Disagree. Just because the Campbell Conference didn't play grind hockey does not make it weaker in any way. As for a weak division, well you could arguably say that every year the Oilers had to go through the second-best team in the entire NHL in the Calgary Flames. The Winnipeg Jets led by Hawerchuk were no easy pickings and the Kings while inconsistent were strong enough to oust the Oilers at least once in that run.

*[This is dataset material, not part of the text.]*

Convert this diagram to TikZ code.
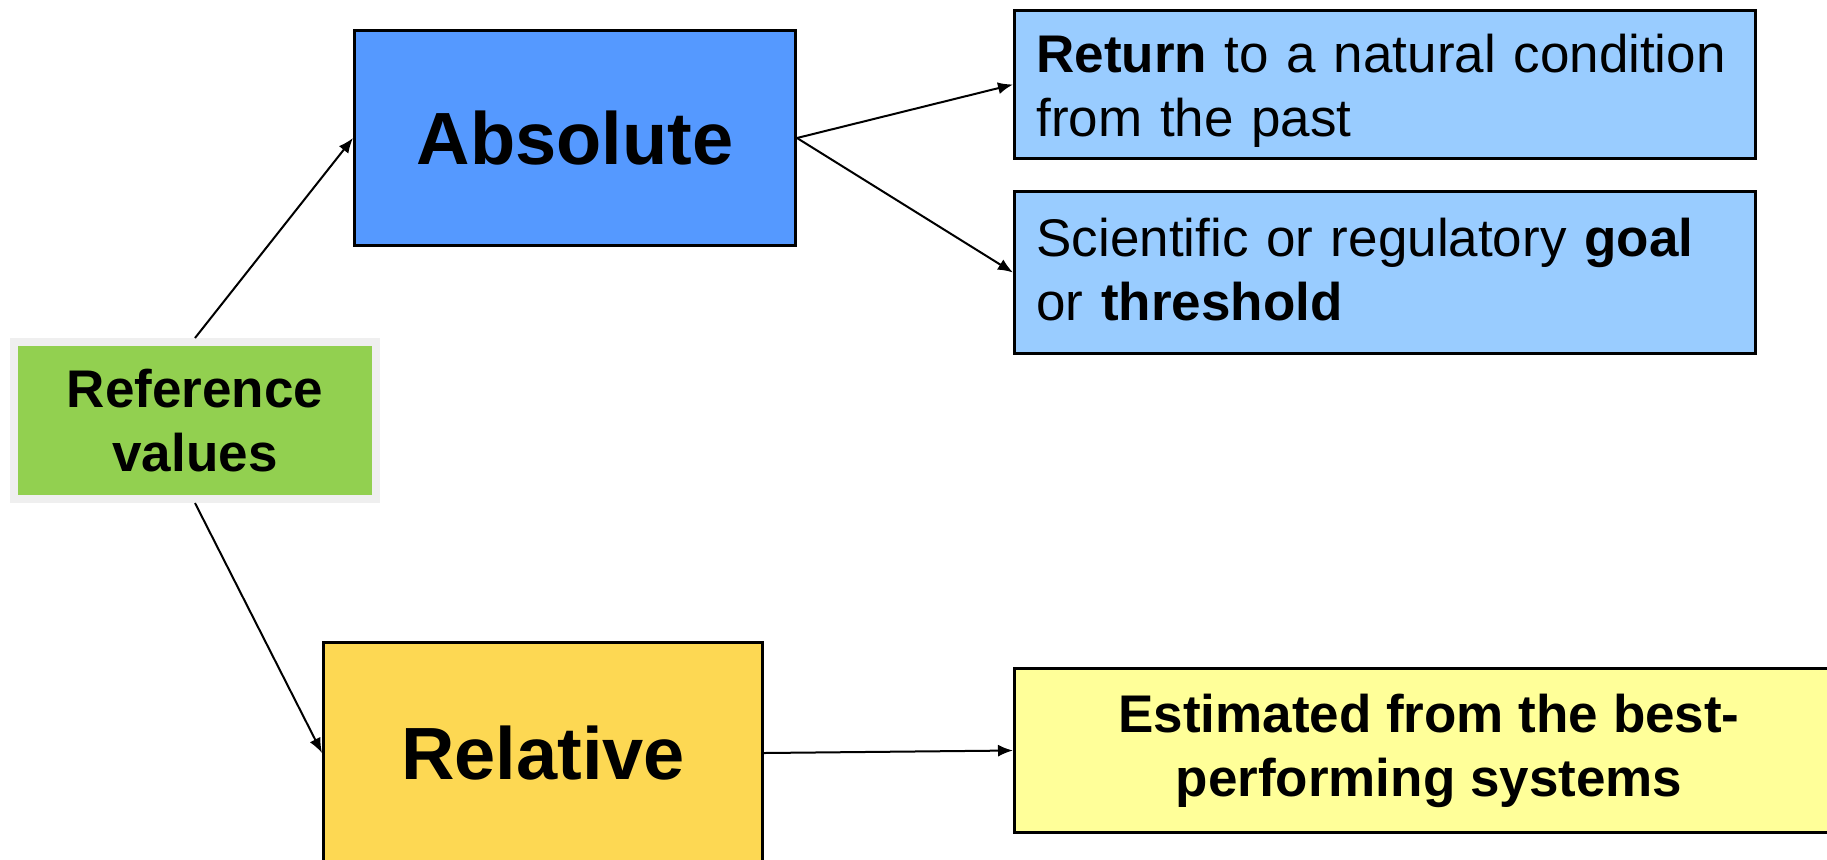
\documentclass[tikz,border=0pt]{standalone}
\usepackage{fontspec}
\setmainfont{Liberation Sans}
\usetikzlibrary{arrows.meta,shadows}

\definecolor{refgreen}{HTML}{92D050}
\definecolor{refrim}{HTML}{EFEFEF}
\definecolor{refshade}{HTML}{A0A080}
\definecolor{absblue}{HTML}{5599FF}
\definecolor{paleblue}{HTML}{99CCFF}
\definecolor{relgold}{HTML}{FDD853}
\definecolor{paleyellow}{HTML}{FFFF99}

% shift a line's ink vertically without changing its box
\newcommand{\nudge}[2]{\raisebox{#1}[\height][\depth]{#2}}

\tikzset{
  box/.style={draw=black, line width=1.5pt, rectangle, inner sep=0pt, align=center},
  bigword/.style={font=\bfseries\fontsize{37pt}{44pt}\selectfont},
  bodytext/.style={font=\fontsize{26.5pt}{32pt}\selectfont},
  leftbox/.style={box, bodytext, fill=paleblue, minimum width=370.5pt,
    text width=348.5pt, inner xsep=11pt, align=left},
  link/.style={line width=1pt, -{Latex[length=7.5pt,width=6pt]}}
}

\begin{document}
\begin{tikzpicture}[x=0.5pt, y=-0.5pt]
  \useasboundingbox (0,0) rectangle (1827,859);

  % root box with light rim and drop shadow
  \node[rectangle, inner sep=0pt, fill=refgreen, draw=refrim, line width=4pt,
        drop shadow={shadow xshift=2pt, shadow yshift=-2pt, fill=refshade, opacity=1},
        minimum width=181pt, minimum height=78.5pt, align=center,
        font=\bfseries\fontsize{26.5pt}{32pt}\selectfont]
    (ref) at (195,420.5) {Reference\\values};

  % first level
  \node[box, bigword, fill=absblue, minimum width=220.5pt, minimum height=107.5pt]
    (abs) at (575,138) {Absolute};
  \node[box, bigword, fill=relgold, minimum width=219.5pt, minimum height=110.5pt]
    (rel) at (543,753) {Relative};

  % second level
  \node[leftbox, minimum height=74pt] (ret) at (1385,84.5)
    {\nudge{-3pt}{\textbf{Return} to a natural condition}\\\nudge{-3pt}{from the past}};
  \node[leftbox, minimum height=81pt] (sci) at (1385,272.5)
    {\nudge{1.5pt}{Scientific or regulatory \textbf{goal}}\\\nudge{1.5pt}{or \textbf{threshold}}};
  \node[box, fill=paleyellow, minimum width=414.5pt, minimum height=82pt,
        font=\bfseries\fontsize{26.5pt}{32pt}\selectfont]
    (est) at (1429,750.5) {Estimated from the best-\\performing systems};

  % connectors
  \draw[link] (ref.north) -- (abs.west);
  \draw[link] (ref.south) -- (rel.west);
  \draw[link] (abs.east) -- (ret.west);
  \draw[link] (abs.east) -- (sci.west);
  \draw[link] (rel.east) -- (est.west);
\end{tikzpicture}
\end{document}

And the east had more than it's share of patsies on the schedule too. If you look back at his records versus certain teams it is pretty obvious he had no more problems against the Bruins, Flyers or Canadiens than he did playing the Wings, Hawks and Canucks. Goals still poured into the net and the assists kept coming. Eastern time zone or west. In his prime Wayne destroyed the systems that were meant to slow him down. Against physical teams, skating teams, checking teams or "offese is the best defense" teams it did not matter. Wayne got his points and 9 nights out of 10 was the best player on the ice.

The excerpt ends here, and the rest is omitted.